• EXERCISE
Leave out every picture, then output exactly the lines between the ones holding "Clone this chart" and "const toRows = (xs: number[], ys: number[])", inclusive, and nothing beyond them.

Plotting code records
▬▬▬▬▬▬▬▬▬▬

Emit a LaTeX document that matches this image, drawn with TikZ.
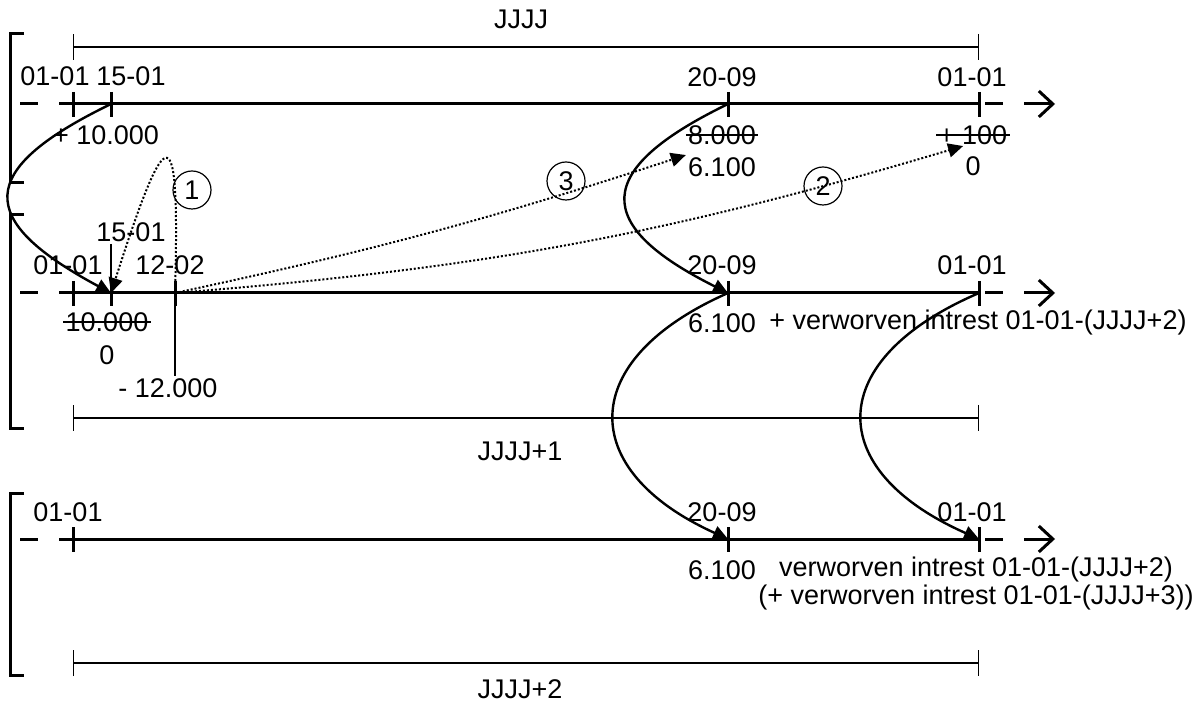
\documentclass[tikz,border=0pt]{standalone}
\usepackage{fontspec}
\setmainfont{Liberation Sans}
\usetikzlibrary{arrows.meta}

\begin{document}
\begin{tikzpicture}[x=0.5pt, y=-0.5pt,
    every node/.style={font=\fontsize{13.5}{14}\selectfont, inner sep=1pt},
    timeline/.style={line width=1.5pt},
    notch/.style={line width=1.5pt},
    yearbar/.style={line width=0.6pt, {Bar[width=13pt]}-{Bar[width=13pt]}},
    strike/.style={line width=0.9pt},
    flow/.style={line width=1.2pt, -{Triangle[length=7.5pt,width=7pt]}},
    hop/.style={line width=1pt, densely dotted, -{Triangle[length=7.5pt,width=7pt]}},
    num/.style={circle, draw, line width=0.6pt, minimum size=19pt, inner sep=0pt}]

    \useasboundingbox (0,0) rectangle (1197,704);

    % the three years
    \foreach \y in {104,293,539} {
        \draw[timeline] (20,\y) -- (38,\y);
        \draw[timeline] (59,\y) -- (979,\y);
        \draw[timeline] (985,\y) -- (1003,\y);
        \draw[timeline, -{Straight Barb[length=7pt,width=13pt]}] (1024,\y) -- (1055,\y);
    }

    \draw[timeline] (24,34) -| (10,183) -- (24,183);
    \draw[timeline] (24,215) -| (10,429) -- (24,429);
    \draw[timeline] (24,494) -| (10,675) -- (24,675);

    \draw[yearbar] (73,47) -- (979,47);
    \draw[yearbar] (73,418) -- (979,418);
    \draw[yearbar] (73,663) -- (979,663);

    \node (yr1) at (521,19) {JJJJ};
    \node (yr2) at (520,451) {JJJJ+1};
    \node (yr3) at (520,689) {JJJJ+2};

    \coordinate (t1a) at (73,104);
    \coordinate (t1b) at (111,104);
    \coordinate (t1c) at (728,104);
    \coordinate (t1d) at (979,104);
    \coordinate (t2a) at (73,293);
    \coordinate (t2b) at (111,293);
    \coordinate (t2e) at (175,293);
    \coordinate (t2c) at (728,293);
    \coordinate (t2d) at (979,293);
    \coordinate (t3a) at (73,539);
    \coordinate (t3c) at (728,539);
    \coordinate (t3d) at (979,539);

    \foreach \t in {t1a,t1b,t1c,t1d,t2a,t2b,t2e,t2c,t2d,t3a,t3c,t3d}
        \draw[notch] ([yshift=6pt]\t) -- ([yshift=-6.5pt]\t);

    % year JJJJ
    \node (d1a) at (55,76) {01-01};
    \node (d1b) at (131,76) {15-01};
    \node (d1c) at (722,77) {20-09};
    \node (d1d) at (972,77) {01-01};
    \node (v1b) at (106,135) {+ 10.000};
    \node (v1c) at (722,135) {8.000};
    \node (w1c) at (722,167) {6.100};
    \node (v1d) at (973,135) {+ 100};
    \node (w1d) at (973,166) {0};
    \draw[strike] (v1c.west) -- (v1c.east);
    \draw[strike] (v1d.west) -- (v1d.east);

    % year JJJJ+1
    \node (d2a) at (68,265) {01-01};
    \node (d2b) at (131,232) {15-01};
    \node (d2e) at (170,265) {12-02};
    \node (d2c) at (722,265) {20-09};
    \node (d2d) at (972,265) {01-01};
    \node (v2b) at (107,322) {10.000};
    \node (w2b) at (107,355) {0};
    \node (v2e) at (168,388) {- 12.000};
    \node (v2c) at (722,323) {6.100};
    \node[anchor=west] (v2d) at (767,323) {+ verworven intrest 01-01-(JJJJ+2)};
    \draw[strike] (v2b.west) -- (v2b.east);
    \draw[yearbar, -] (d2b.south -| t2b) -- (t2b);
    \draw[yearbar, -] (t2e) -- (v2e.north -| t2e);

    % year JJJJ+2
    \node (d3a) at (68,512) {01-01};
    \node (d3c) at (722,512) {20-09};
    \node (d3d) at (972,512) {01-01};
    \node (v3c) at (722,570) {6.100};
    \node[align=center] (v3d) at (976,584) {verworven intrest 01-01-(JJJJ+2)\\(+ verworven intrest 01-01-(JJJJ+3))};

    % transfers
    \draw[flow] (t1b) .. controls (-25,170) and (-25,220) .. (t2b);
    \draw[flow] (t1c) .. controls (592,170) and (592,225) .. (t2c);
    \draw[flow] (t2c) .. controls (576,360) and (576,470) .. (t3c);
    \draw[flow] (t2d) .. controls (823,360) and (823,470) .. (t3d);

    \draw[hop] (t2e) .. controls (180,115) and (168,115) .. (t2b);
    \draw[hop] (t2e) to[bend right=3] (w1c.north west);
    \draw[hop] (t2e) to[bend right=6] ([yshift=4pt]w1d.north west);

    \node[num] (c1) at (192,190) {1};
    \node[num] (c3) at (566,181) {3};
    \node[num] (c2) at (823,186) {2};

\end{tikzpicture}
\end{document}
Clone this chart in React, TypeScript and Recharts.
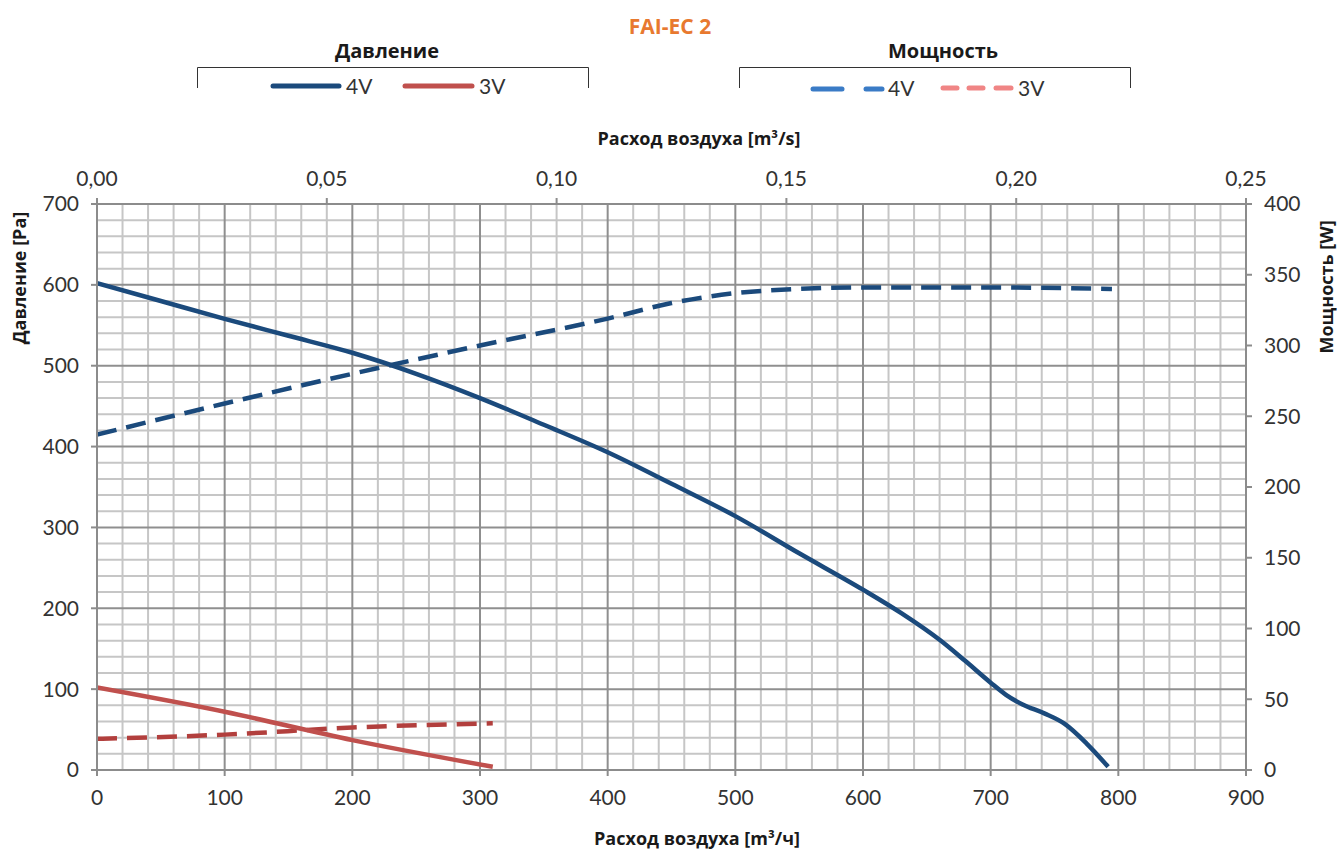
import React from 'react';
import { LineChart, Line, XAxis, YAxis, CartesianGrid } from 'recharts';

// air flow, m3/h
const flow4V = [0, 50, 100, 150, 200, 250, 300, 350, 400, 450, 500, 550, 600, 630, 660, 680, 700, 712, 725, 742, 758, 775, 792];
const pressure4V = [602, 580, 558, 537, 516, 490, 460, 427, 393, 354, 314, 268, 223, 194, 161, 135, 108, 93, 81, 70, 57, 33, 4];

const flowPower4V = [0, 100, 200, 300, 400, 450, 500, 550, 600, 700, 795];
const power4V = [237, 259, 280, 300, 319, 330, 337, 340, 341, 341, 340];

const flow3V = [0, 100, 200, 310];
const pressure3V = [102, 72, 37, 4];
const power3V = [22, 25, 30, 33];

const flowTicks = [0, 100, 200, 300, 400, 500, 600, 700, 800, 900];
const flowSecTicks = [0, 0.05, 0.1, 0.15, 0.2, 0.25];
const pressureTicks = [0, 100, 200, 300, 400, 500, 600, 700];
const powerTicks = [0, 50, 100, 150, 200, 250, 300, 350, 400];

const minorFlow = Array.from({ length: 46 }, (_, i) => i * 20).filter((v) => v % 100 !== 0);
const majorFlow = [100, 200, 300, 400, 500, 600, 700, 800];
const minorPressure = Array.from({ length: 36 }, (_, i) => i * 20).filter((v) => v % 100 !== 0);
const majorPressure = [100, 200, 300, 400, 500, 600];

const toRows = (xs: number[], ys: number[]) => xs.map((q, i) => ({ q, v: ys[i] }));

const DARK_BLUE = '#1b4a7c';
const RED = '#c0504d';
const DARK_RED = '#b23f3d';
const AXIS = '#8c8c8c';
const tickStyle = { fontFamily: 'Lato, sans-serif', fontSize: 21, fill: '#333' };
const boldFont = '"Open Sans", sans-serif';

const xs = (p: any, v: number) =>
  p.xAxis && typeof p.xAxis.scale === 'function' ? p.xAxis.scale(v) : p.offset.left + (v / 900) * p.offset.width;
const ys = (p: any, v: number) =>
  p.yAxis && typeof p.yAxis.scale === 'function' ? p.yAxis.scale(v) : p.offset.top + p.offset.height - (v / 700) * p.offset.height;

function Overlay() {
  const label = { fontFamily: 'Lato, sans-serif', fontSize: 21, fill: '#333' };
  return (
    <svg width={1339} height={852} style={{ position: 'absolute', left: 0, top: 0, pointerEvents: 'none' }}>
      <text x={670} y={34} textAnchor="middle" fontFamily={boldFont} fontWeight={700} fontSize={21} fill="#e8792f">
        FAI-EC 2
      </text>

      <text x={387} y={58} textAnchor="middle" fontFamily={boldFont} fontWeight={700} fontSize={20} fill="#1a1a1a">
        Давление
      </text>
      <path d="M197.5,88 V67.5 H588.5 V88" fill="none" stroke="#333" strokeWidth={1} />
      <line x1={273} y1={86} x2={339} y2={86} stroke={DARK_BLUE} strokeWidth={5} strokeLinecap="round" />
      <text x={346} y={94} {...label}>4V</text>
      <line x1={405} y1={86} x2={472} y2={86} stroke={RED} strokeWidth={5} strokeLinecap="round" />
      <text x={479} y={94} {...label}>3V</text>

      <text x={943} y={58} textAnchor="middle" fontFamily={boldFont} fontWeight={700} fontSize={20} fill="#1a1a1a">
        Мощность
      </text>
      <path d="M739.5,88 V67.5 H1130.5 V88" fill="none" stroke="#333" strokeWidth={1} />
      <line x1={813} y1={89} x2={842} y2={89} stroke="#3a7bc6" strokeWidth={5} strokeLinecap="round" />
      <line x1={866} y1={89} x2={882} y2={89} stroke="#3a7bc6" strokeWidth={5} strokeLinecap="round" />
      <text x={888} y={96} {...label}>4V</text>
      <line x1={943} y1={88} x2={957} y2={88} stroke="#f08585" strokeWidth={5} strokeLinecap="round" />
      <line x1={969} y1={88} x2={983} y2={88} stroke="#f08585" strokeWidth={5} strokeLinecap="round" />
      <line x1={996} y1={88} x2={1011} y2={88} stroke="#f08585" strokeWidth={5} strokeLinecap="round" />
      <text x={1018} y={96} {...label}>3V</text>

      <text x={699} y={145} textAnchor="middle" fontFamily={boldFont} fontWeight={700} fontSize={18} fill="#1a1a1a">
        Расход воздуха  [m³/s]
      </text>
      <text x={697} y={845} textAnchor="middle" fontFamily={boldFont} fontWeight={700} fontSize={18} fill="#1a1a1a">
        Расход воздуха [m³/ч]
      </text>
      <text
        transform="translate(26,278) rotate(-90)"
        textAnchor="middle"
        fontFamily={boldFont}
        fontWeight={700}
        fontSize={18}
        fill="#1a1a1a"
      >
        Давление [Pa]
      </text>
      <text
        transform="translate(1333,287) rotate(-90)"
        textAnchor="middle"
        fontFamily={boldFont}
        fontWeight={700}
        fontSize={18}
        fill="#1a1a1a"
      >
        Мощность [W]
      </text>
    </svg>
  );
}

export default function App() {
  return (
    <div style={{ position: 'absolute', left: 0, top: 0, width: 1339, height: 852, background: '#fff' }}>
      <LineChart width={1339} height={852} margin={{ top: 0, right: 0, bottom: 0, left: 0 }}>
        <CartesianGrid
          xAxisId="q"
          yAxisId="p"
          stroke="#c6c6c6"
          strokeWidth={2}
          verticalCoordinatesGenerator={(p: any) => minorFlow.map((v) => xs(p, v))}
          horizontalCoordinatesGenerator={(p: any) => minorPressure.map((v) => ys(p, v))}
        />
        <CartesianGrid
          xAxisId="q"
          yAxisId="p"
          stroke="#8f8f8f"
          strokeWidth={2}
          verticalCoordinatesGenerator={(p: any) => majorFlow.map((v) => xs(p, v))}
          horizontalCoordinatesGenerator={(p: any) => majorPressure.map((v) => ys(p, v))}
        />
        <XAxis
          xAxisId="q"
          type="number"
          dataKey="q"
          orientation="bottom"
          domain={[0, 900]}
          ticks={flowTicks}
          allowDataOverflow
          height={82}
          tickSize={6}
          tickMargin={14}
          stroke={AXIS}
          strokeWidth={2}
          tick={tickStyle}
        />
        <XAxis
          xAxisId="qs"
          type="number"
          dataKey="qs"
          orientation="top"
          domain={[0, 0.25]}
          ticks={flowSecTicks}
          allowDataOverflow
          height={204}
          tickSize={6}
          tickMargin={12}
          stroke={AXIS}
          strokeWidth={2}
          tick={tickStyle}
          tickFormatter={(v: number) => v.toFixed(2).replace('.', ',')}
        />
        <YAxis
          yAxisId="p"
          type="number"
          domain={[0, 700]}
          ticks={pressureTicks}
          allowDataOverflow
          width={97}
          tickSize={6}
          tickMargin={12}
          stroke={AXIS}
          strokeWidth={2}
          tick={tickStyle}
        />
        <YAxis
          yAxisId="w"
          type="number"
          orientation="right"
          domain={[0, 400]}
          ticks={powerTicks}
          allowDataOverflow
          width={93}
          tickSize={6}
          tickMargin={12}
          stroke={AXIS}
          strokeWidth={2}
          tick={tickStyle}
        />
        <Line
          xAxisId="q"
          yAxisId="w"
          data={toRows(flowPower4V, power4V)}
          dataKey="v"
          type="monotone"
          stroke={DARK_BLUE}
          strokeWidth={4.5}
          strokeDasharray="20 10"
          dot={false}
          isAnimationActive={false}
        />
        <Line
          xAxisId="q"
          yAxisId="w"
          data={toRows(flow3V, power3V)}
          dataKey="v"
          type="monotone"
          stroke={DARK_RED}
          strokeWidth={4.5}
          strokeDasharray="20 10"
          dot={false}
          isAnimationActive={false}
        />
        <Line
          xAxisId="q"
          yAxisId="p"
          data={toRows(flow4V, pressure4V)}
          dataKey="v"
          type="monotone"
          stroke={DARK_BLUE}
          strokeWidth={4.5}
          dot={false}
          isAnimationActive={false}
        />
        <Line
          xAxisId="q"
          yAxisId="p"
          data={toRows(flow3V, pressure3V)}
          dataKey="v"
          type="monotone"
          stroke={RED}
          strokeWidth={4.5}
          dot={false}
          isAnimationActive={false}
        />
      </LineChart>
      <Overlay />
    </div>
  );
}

▬▬▬▬▬▬▬▬▬▬

• WRITTEN RESPONSE
Clone this chart in React, TypeScript and Recharts.
import React from 'react';
import { LineChart, Line, XAxis, YAxis, CartesianGrid } from 'recharts';

// air flow, m3/h
const flow4V = [0, 50, 100, 150, 200, 250, 300, 350, 400, 450, 500, 550, 600, 630, 660, 680, 700, 712, 725, 742, 758, 775, 792];
const pressure4V = [602, 580, 558, 537, 516, 490, 460, 427, 393, 354, 314, 268, 223, 194, 161, 135, 108, 93, 81, 70, 57, 33, 4];

const flowPower4V = [0, 100, 200, 300, 400, 450, 500, 550, 600, 700, 795];
const power4V = [237, 259, 280, 300, 319, 330, 337, 340, 341, 341, 340];

const flow3V = [0, 100, 200, 310];
const pressure3V = [102, 72, 37, 4];
const power3V = [22, 25, 30, 33];

const flowTicks = [0, 100, 200, 300, 400, 500, 600, 700, 800, 900];
const flowSecTicks = [0, 0.05, 0.1, 0.15, 0.2, 0.25];
const pressureTicks = [0, 100, 200, 300, 400, 500, 600, 700];
const powerTicks = [0, 50, 100, 150, 200, 250, 300, 350, 400];

const minorFlow = Array.from({ length: 46 }, (_, i) => i * 20).filter((v) => v % 100 !== 0);
const majorFlow = [100, 200, 300, 400, 500, 600, 700, 800];
const minorPressure = Array.from({ length: 36 }, (_, i) => i * 20).filter((v) => v % 100 !== 0);
const majorPressure = [100, 200, 300, 400, 500, 600];

const toRows = (xs: number[], ys: number[]) => xs.map((q, i) => ({ q, v: ys[i] }));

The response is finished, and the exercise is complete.